The first batch of three-generation (3Gen) flats in Yishun has seen a “strong reception” with 94 per cent of the flats having been booked, National Development Minister Khaw Boon Wan said in a blog post yesterday.
Successful applicants took up 79 of the 84 3Gen flats in Yishun Avenue 1. These flats are spread across several blocks in Saraca Breeze@Yishun, a Build-To-Order project that was launched in September last year.
Each of these 3Gen flats – and those in other estates where such flats were launched recently – is about 115 sq m in size, or 5 sq m bigger than a typical five-roomer.
It typically has four bedrooms, a living area, a dining area, a kitchen, three bathrooms, and a store room-cum-apartment shelter.
Families which live in such 3Gen flats need to include at least a married couple and one parent, a courting couple and one parent, a widowed person and one child and one parent, or a divorced person and one child and one parent.
Mr Khaw said: “3Gen flats are designed to facilitate extended family togetherness, and I am glad that these families can look forward to living together and providing mutual support and care.”
One of the successful applicants is Madam Chan Yen Teng, 28. The sales executive currently lives in her mother-in-law’s four-roomer, also in Yishun, with her husband and their four-month-old son.
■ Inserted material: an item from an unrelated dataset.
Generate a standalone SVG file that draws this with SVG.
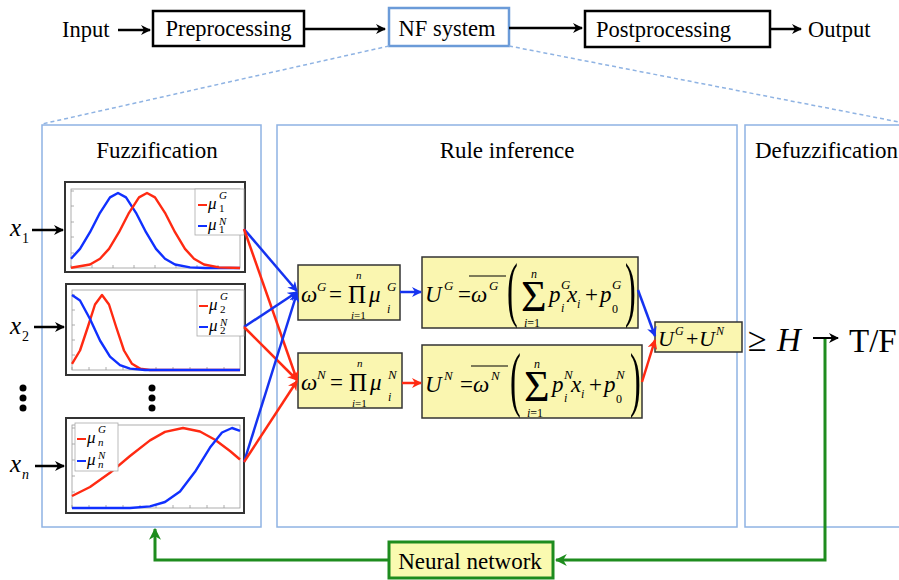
<svg xmlns="http://www.w3.org/2000/svg" width="899" height="580" viewBox="0 0 899 580">
<style>
text{font-family:"Liberation Serif","Times New Roman",serif;fill:#000}
.it{font-style:italic}
.lbl{font-size:22.5px}
.ttl{font-size:23px}
.panel{fill:#fff;stroke:#8fb3e3;stroke-width:1.5}
.blk{fill:#fff;stroke:#000;stroke-width:2.5}
.ybox{fill:#faf6b0;stroke:#333;stroke-width:1.5}
.frame{fill:#fff;stroke:#333;stroke-width:2}
.axes{fill:none;stroke:#999;stroke-width:0.8}
.leg{fill:#fff;stroke:#aaa;stroke-width:0.8}
.cr{fill:none;stroke:#ff2a12;stroke-width:2.4;stroke-linejoin:round}
.cb{fill:none;stroke:#1030ff;stroke-width:2.4;stroke-linejoin:round}
.k{fill:none;stroke:#000;stroke-width:2.5}
.r{fill:none;stroke:#ff2a12;stroke-width:2.5}
.b{fill:none;stroke:#1533f0;stroke-width:2.5}
.g{fill:none;stroke:#1e8c1e;stroke-width:3}
.e{font-size:23px}
.s{font-size:13px}
.t{font-size:12px}
.u{font-size:11px}
.n{font-style:normal}
.lm{font-size:17px}
.ls{font-size:11px}
.par{font-size:72px}
</style>
<defs>
<marker id="ak" viewBox="0 0 10 10" refX="9" refY="5" markerWidth="10" markerHeight="10" markerUnits="userSpaceOnUse" orient="auto"><path d="M0,0 L10,5 L0,10 L3,5 Z" fill="#000"/></marker>
<marker id="ab" viewBox="0 0 10 10" refX="9" refY="5" markerWidth="10" markerHeight="10" markerUnits="userSpaceOnUse" orient="auto"><path d="M0,0 L10,5 L0,10 L3,5 Z" fill="#1533f0"/></marker>
<marker id="ar" viewBox="0 0 10 10" refX="9" refY="5" markerWidth="10" markerHeight="10" markerUnits="userSpaceOnUse" orient="auto"><path d="M0,0 L10,5 L0,10 L3,5 Z" fill="#ff2a12"/></marker>
<marker id="ag" viewBox="0 0 10 10" refX="9" refY="5" markerWidth="12" markerHeight="12" markerUnits="userSpaceOnUse" orient="auto"><path d="M0,0 L10,5 L0,10 L3,5 Z" fill="#1e8c1e"/></marker>
</defs>
<rect width="899" height="580" fill="#fff"/>

<!-- top pipeline -->
<g id="input"><text class="lbl" x="62" y="37">Input</text></g>
<g id="preprocessing"><rect class="blk" x="153" y="11" width="151" height="35"/><text class="lbl" x="228.5" y="36" text-anchor="middle">Preprocessing</text></g>
<g id="nfsystem"><rect x="389" y="8" width="120" height="38" fill="#fff" stroke="#6b9bd8" stroke-width="2.5"/><text class="lbl" x="447" y="36" text-anchor="middle">NF system</text></g>
<g id="postprocessing"><rect class="blk" x="585" y="11" width="185" height="36"/><text class="lbl" x="596" y="37">Postprocessing</text></g>
<g id="output"><text class="lbl" x="808" y="37">Output</text></g>

<!-- panels -->
<g id="fuzzification"><rect class="panel" x="42" y="125" width="219" height="402"/><text class="ttl" x="157" y="158" text-anchor="middle">Fuzzification</text></g>
<g id="ruleinference"><rect class="panel" x="277" y="125" width="460" height="402"/><text class="ttl" x="507" y="158" text-anchor="middle">Rule inference</text></g>
<g id="defuzzification"><rect class="panel" x="745" y="125" width="160" height="402"/><text class="ttl" x="755" y="158">Defuzzification</text></g>

<!-- plot 1 -->
<g id="plot1">
<rect class="frame" x="65" y="182" width="180" height="90"/>
<rect class="axes" x="71" y="189" width="169" height="79"/>
<path class="axes" d="M71,268 v-3 M92,268 v-3 M113,268 v-3 M134,268 v-3 M155,268 v-3 M176,268 v-3 M197,268 v-3 M218,268 v-3 M71,253 h3 M71,237 h3 M71,222 h3 M71,206 h3 M71,191 h3"/>
<polyline class="cb" points="71,258.7 80,248.9 90,232.2 100,212.8 110,197.4 118,193 126,197.4 136,212.8 146,232.2 156,248.9 165,258.7 175,264.5 190,267.4 205,268 240,268"/>
<polyline class="cr" points="71,267.7 90,264.5 100,258.7 109,248.9 119,232.2 129,212.8 139,197.4 147,193 155,197.4 165,212.8 175,232.2 185,248.9 194,258.7 204,264.5 219,267.4 240,268"/>
<rect class="leg" x="195" y="189" width="49" height="46"/>
<line x1="198" y1="205" x2="207" y2="205" stroke="#ff2a12" stroke-width="2"/>
<line x1="198" y1="226" x2="207" y2="226" stroke="#1030ff" stroke-width="2"/>
<text class="it"><tspan class="lm" x="208" y="209">μ</tspan><tspan class="ls" x="219" y="199">G</tspan><tspan class="ls n" x="219" y="212">1</tspan></text>
<text class="it"><tspan class="lm" x="208" y="230">μ</tspan><tspan class="ls" x="219" y="225">N</tspan><tspan class="ls n" x="219" y="233">1</tspan></text>
</g>

<!-- plot 2 -->
<g id="plot2">
<rect class="frame" x="66" y="284" width="179" height="91"/>
<rect class="axes" x="72" y="290" width="168" height="80"/>
<path class="axes" d="M72,370 v-3 M89,370 v-3 M106,370 v-3 M123,370 v-3 M140,370 v-3 M156,370 v-3 M173,370 v-3 M190,370 v-3 M207,370 v-3 M224,370 v-3 M72,355 h3 M72,340 h3 M72,325 h3 M72,310 h3 M72,295 h3"/>
<polyline class="cr" points="72,363.8 80,350.5 88,326.5 95,304.5 102,295 109,304.5 116,326.5 124,350.5 132,363.8 140,368.6 150,370 240,370"/>
<polyline class="cb" points="72,295 80,300.5 90,319 100,340.5 110,356.6 120,365.2 130,368.6 145,370 240,370"/>
<rect class="leg" x="197" y="290" width="47" height="46"/>
<line x1="199" y1="306" x2="208" y2="306" stroke="#ff2a12" stroke-width="2"/>
<line x1="199" y1="327" x2="208" y2="327" stroke="#1030ff" stroke-width="2"/>
<text class="it"><tspan class="lm" x="209" y="310">μ</tspan><tspan class="ls" x="220" y="300">G</tspan><tspan class="ls n" x="220" y="313">2</tspan></text>
<text class="it"><tspan class="lm" x="209" y="331">μ</tspan><tspan class="ls" x="220" y="326">N</tspan><tspan class="ls n" x="220" y="334">2</tspan></text>
</g>

<!-- plot n -->
<g id="plotn">
<rect class="frame" x="66" y="418" width="178" height="95"/>
<rect class="axes" x="72" y="425" width="168" height="83"/>
<path class="axes" d="M72,508 v-3 M89,508 v-3 M106,508 v-3 M123,508 v-3 M140,508 v-3 M156,508 v-3 M173,508 v-3 M190,508 v-3 M207,508 v-3 M224,508 v-3 M72,492 h3 M72,476 h3 M72,460 h3 M72,444 h3 M72,428 h3"/>
<polyline class="cr" points="72,496 90,487 110,472.8 130,456 150,440.4 165,431.9 183,428 200,431.5 215,439.7 230,451 240,459.5"/>
<polyline class="cb" points="72,508 130,508 150,506.4 165,502 180,491.4 195,471.8 210,447.6 222,432.5 232,428 240,430.9"/>
<rect class="leg" x="75" y="423" width="43" height="48"/>
<line x1="77" y1="439" x2="86" y2="439" stroke="#ff2a12" stroke-width="2"/>
<line x1="77" y1="461" x2="86" y2="461" stroke="#1030ff" stroke-width="2"/>
<text class="it"><tspan class="lm" x="87" y="443">μ</tspan><tspan class="ls" x="98" y="433">G</tspan><tspan class="ls" x="98" y="446">n</tspan></text>
<text class="it"><tspan class="lm" x="87" y="465">μ</tspan><tspan class="ls" x="98" y="459">N</tspan><tspan class="ls" x="98" y="468">n</tspan></text>
</g>

<!-- input labels -->
<g id="x1"><text class="it"><tspan font-size="25" x="10" y="236">x</tspan><tspan class="n" font-size="14" x="22" y="243">1</tspan></text></g>
<g id="x2"><text class="it"><tspan font-size="25" x="10" y="334">x</tspan><tspan class="n" font-size="14" x="22" y="341">2</tspan></text></g>
<g id="xn"><text class="it"><tspan font-size="25" x="10" y="472">x</tspan><tspan font-size="14" x="22" y="479">n</tspan></text></g>
<g id="dots-left"><circle cx="23" cy="388" r="3.5"/><circle cx="23" cy="398" r="3.5"/><circle cx="23" cy="408" r="3.5"/></g>
<g id="dots-mid"><circle cx="152" cy="388" r="3.5"/><circle cx="152" cy="398" r="3.5"/><circle cx="152" cy="408" r="3.5"/></g>

<!-- omega G -->
<g id="omegaG">
<rect class="ybox" x="298" y="265" width="102" height="55"/>
<text class="it"><tspan class="e" x="301" y="302">ω</tspan><tspan class="s" x="317" y="291">G</tspan><tspan class="e n" x="329" y="302">=</tspan><tspan class="u" x="356" y="279">n</tspan><tspan class="n" font-size="25" x="348" y="303">Π</tspan><tspan class="u" x="351" y="319">i</tspan><tspan class="u n">=1</tspan><tspan class="e" x="369" y="302">μ</tspan><tspan class="s" x="387" y="291">G</tspan><tspan class="t" x="387" y="313">i</tspan></text>
</g>
<!-- omega N -->
<g id="omegaN">
<rect class="ybox" x="298" y="353" width="104" height="55"/>
<text class="it"><tspan class="e" x="301" y="390">ω</tspan><tspan class="s" x="317" y="379">N</tspan><tspan class="e n" x="330" y="390">=</tspan><tspan class="u" x="357" y="367">n</tspan><tspan class="n" font-size="25" x="349" y="391">Π</tspan><tspan class="u" x="352" y="407">i</tspan><tspan class="u n">=1</tspan><tspan class="e" x="370" y="390">μ</tspan><tspan class="s" x="388" y="379">N</tspan><tspan class="t" x="388" y="401">i</tspan></text>
</g>

<!-- U G -->
<g id="UG">
<rect class="ybox" x="422" y="257" width="216" height="71"/>
<line x1="469" y1="276" x2="506" y2="276" stroke="#000" stroke-width="1.2"/>
<text class="it"><tspan class="e" x="425" y="302">U</tspan><tspan class="s" x="444" y="290">G</tspan><tspan class="e n" x="458" y="302">=</tspan><tspan class="e" x="471" y="302">ω</tspan><tspan class="s" x="489" y="290">G</tspan></text>
<text class="par" transform="translate(507,313) scale(0.45,1)">(</text>
<text class="it"><tspan class="t" x="531" y="278">n</tspan><tspan class="n" font-size="44" x="521" y="311">Σ</tspan><tspan class="t" x="524" y="327">i</tspan><tspan class="t n">=1</tspan><tspan class="e" x="549" y="302">p</tspan><tspan class="s" x="561" y="289">G</tspan><tspan class="t" x="561" y="312">i</tspan><tspan class="e" x="567" y="302">x</tspan><tspan class="t" x="577" y="308">i</tspan><tspan class="e n" x="585" y="302">+</tspan><tspan class="e" x="600" y="302">p</tspan><tspan class="s" x="612" y="289">G</tspan><tspan class="t n" x="612" y="313">0</tspan></text>
<text class="par" transform="translate(625,313) scale(0.45,1)">)</text>
</g>
<!-- U N -->
<g id="UN">
<rect class="ybox" x="422" y="345" width="220" height="73"/>
<line x1="471" y1="366" x2="508" y2="366" stroke="#000" stroke-width="1.2"/>
<text class="it"><tspan class="e" x="425" y="392">U</tspan><tspan class="s" x="444" y="380">N</tspan><tspan class="e n" x="460" y="392">=</tspan><tspan class="e" x="473" y="392">ω</tspan><tspan class="s" x="491" y="380">N</tspan></text>
<text class="par" transform="translate(510,403) scale(0.45,1)">(</text>
<text class="it"><tspan class="t" x="534" y="368">n</tspan><tspan class="n" font-size="44" x="524" y="401">Σ</tspan><tspan class="t" x="527" y="417">i</tspan><tspan class="t n">=1</tspan><tspan class="e" x="552" y="392">p</tspan><tspan class="s" x="564" y="379">N</tspan><tspan class="t" x="564" y="402">i</tspan><tspan class="e" x="571" y="392">x</tspan><tspan class="t" x="581" y="398">i</tspan><tspan class="e n" x="589" y="392">+</tspan><tspan class="e" x="604" y="392">p</tspan><tspan class="s" x="616" y="379">N</tspan><tspan class="t n" x="616" y="403">0</tspan></text>
<text class="par" transform="translate(630,403) scale(0.45,1)">)</text>
</g>

<!-- sum -->
<g id="sum">
<rect class="ybox" x="655" y="322" width="87" height="30"/>
<text class="it"><tspan font-size="22" x="658" y="346">U</tspan><tspan font-size="12" x="675" y="335">G</tspan><tspan class="n" font-size="22" x="686" y="346">+</tspan><tspan font-size="22" x="699" y="346">U</tspan><tspan font-size="12" x="716" y="335">N</tspan></text>
</g>
<g id="threshold"><text font-size="34" x="748" y="351">≥</text><text class="it" font-size="33" x="777" y="351">H</text></g>
<g id="tf"><text font-size="33" x="849" y="352">T/F</text></g>

<!-- neural network -->
<g id="neuralnetwork"><rect x="389" y="542" width="164" height="36" fill="#fafab0" stroke="#1e8c1e" stroke-width="3"/><text class="ttl" x="470" y="569" text-anchor="middle">Neural network</text></g>

<!-- connectors -->
<g id="connectors">
<path class="k" d="M118,30 H150" marker-end="url(#ak)"/>
<path class="k" d="M304,29 H385" marker-end="url(#ak)"/>
<path class="k" d="M509,28 H582" marker-end="url(#ak)"/>
<path class="k" d="M770,29 H801" marker-end="url(#ak)"/>
<path d="M389,46 L42,124 M509,46 L899,122" fill="none" stroke="#8fb3e3" stroke-width="1.5" stroke-dasharray="4,3"/>
<path class="k" d="M32,230 H63" marker-end="url(#ak)"/>
<path class="k" d="M34,327 H64" marker-end="url(#ak)"/>
<path class="k" d="M35,466 H64" marker-end="url(#ak)"/>
<path class="b" d="M244,229 L297,291" marker-end="url(#ab)"/>
<path class="r" d="M244,229 L297,380" marker-end="url(#ar)"/>
<path class="b" d="M244,327 L297,292" marker-end="url(#ab)"/>
<path class="r" d="M244,327 L297,380" marker-end="url(#ar)"/>
<path class="b" d="M244,462 L297,293" marker-end="url(#ab)"/>
<path class="r" d="M244,462 L297,381" marker-end="url(#ar)"/>
<path class="b" d="M400,292 H421" marker-end="url(#ab)"/>
<path class="r" d="M402,383 H421" marker-end="url(#ar)"/>
<path class="b" d="M638,290 L655,336" marker-end="url(#ab)"/>
<path class="r" d="M642,382 L655,340" marker-end="url(#ar)"/>
<path d="M813,338 H838" fill="none" stroke="#000" stroke-width="2" marker-end="url(#ak)"/>
<path class="g" d="M825,339 V560 H556" marker-end="url(#ag)"/>
<path class="g" d="M389,560 H155 V529" marker-end="url(#ag)"/>
</g>
</svg>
“We liked that there are two main bedrooms equipped with toilets,” she said.
“That way, my husband and I can have one room, and my mother-in-law can have her own too.”
The average size of families living in 3Gen flats is 5.1 persons. This is larger than families living in five-roomers which have an average size of four while those in four-roomers have an average size of 3.6, Mr Khaw said.
Subsequent 3Gen flats launched in Jurong West in November last year and in Punggol last month have also drawn strong response – the Housing Board received nearly 300 applications for the 164 flats in these two projects. A similar project will be launched in Sengkang next month.
In his post, Mr Khaw noted that yesterday was Chap Goh Mei or Yuan Xiao Jie, the 15th day of the Chinese New Year – during which it is customary for many Chinese families to gather for a second reunion following the first on Chinese New Year’s Eve.
“We will continue to help extended families who want to live together, or close to one another, fulfil their dream,” he said.
“This will be a key priority area for me and for my ministry over the next few years.”